I am currently completing a transcription of the text of the first part of the Très Ancien Coutumier of Normandy, as contained in the Vatican Library manuscript Ott. Lat. 2964. This provides a better version of the Latin text of this part of the treatise than the manuscript used by E.-J. Tardif in his 1881 edition of the coutumier. It therefore allows us to make sense of certain provisions which are corrupted in the manuscript used by Tardif. The variations between the two manuscripts are also intriguing. For example, references to the importance of the Church and the duties owed to it by the dukes of Normandy appear more prominently in one manuscript than in the other. The transcription of the text as found in the Vatican manuscript will be published on the project’s website.

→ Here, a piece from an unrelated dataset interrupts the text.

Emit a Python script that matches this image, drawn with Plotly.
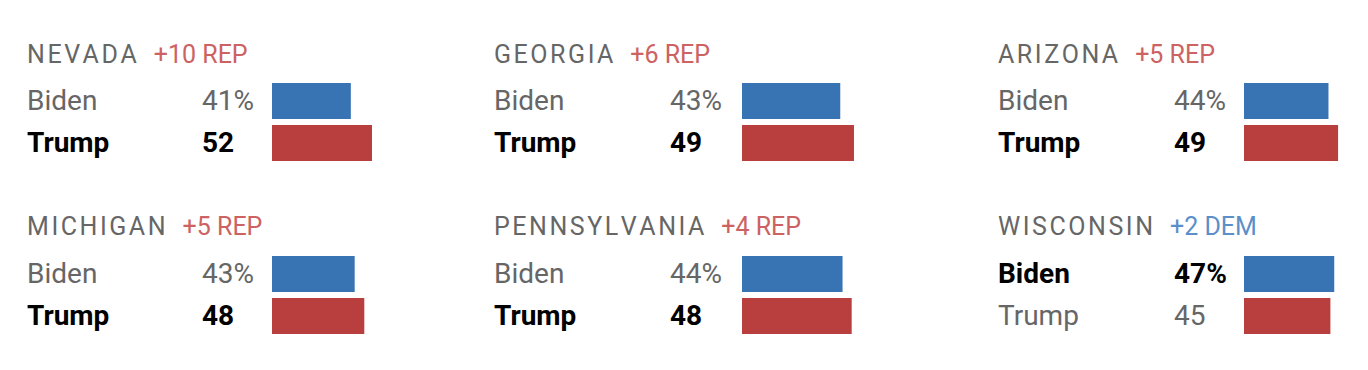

I am also completing an article on the practice of ‘collusive litigation’ in the English Common Law courts. Here, parties to a sale of land would bring a fictitious dispute to court and then immediately settle. The purpose was to obtain a written record of the terms of the sale. After a short term in which third parties could register their competing claims to the land, a final concord would usually preclude any further litigation concerning title. The effect of this on the development of ideas of property similar to, and perhaps influenced by, the Roman law notion of rights ‘in rem’, good against the world, within the supposed ‘feudal framework’ of English law is a consideration of this article, and a springboard for further research.

Finally, I am continuing a search though the plea rolls of the English Common Law courts, noting all instances of particular ‘actions of right’. The aim is to discover the relationship, in practice, between these supposedly ‘proprietary’ actions and other ‘possessory’ actions available to litigants in the period, and the extent to which this reflects the Roman law distinction between possessio and proprietas.